No correspondence in council email data was found relating to the security guard and management at The Edge, who oversaw security for the Town Hall, were not able to identify the guard.
Mayoral office spokesman Dan Lambert declined to comment about the hunt for the guard but said an extensive investigation cleared the mayor of inappropriately using council resources.
Details of the two-year affair came to light last October, just days after Brown won a second consecutive term as mayor.
The $100,000 EY review found Brown did not inappropriately use council resources to support the relationship.
However, the review found Brown received nine free hotel rooms during the review period, including one spent with Chuang. He also used the council-provided phone to make 1375 calls and texts to Chuang.
The lengths they went to
• The Ernst and Young (EY) investigators sought a massive amount of information in the Brown inquiry:
• Footage was requested for three years from security cameras posted around the Auckland Town Hall, including the entrance and exit around the Mayoral offices.
• 470,000 relevant records of up to 200 GB of data was extracted from staff emails between November 2010 and October last year. A council spokesman said this amounted to more than 11 million staff emails forensically searched by investigators.
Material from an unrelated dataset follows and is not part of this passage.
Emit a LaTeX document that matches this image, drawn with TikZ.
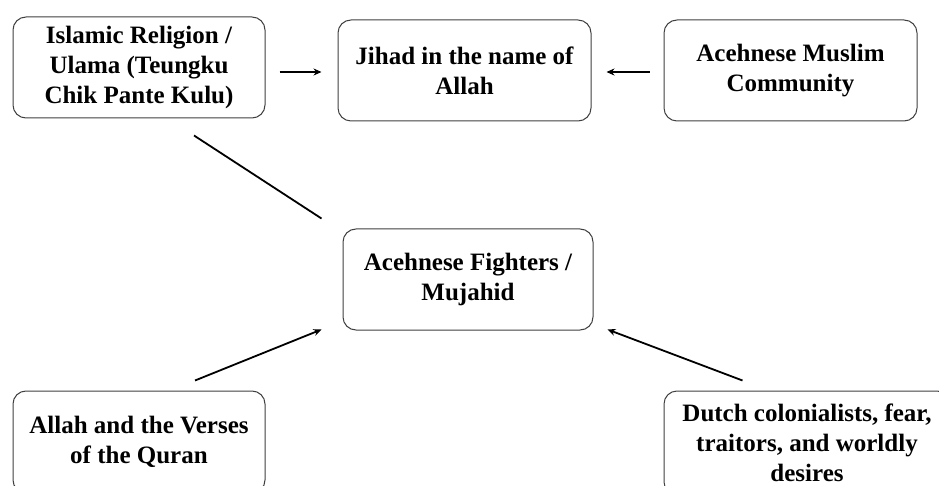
\documentclass[tikz,border=0pt]{standalone}
\usepackage{fontspec}
\setmainfont{Liberation Serif}
\usetikzlibrary{arrows.meta}
\tikzset{
  box/.style={draw=black!75, line width=1pt, rounded corners=13pt, fill=white,
    align=center, inner sep=0pt, font=\bfseries\fontsize{25}{30}\selectfont},
  conn/.style={line width=1.8pt, black},
  arr/.style={conn, -{Stealth[length=8pt,width=7pt]}}
}
\begin{document}
\begin{tikzpicture}
\useasboundingbox (0pt,0pt) rectangle (939pt,-486pt);
\clip (0pt,0pt) rectangle (939pt,-486pt);
\node[box, minimum width=252pt, minimum height=101pt] (A) at (139pt,-67.5pt) {Islamic Religion /\\Ulama (Teungku\\Chik Pante Kulu)};
\node[box, minimum width=253pt, minimum height=101pt] (B) at (464.5pt,-70.5pt) {Jihad in the name of\\Allah};
\node[box, minimum width=253pt, minimum height=101pt] (C) at (790.5pt,-70.5pt) {Acehnese Muslim\\Community};
\node[box, minimum width=250pt, minimum height=101pt] (D) at (468pt,-279.5pt) {Acehnese Fighters /\\Mujahid};
\node[box, minimum width=252pt, minimum height=102pt] (E) at (139pt,-442pt) {Allah and the Verses\\of the Quran};
\node[box, minimum width=286pt, minimum height=104pt] (F) at (807pt,-443pt) {Dutch colonialists, fear,\\traitors, and worldly\\desires};
\draw[arr] ([shift={(14pt,-4.5pt)}]A.east) -- ([shift={(-16pt,-1.5pt)}]B.west);
\draw[arr] ([shift={(-14pt,-1.5pt)}]C.west) -- ([shift={(15pt,-1.5pt)}]B.east);
\draw[conn] ([shift={(55pt,-17pt)}]A.south) -- ([shift={(-21pt,10pt)}]D.north west);
\draw[arr] ([shift={(56pt,10pt)}]E.north) -- ([shift={(-21pt,1pt)}]D.south west);
\draw[arr] ([shift={(79pt,10pt)}]F.north west) -- ([shift={(14pt,1pt)}]D.south east);
\end{tikzpicture}
\end{document}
• Three female staff members in the Mayor's office were asked to provide privacy waivers to allow checks about bookings made for the Mayor at the Hilton, SkyCity and the Langham hotels.
• Six of the 25 telephone numbers with the highest frequency of calls and text messages from Len Brown's phone could not be attributed to a person or company. One of the frequently called numbers belonged to a woman in the mayoral team. The rest were not on the council's Vodafone or Telecom accounts.
• Chief executive Doug MacKay warned EY to give Brown access to all details to lessen the chance of successful legal proceedings. Lawyers for Meredith Connell told McKay it was important Brown had access to the detail behind any contentious issue, including emails and conflicting records.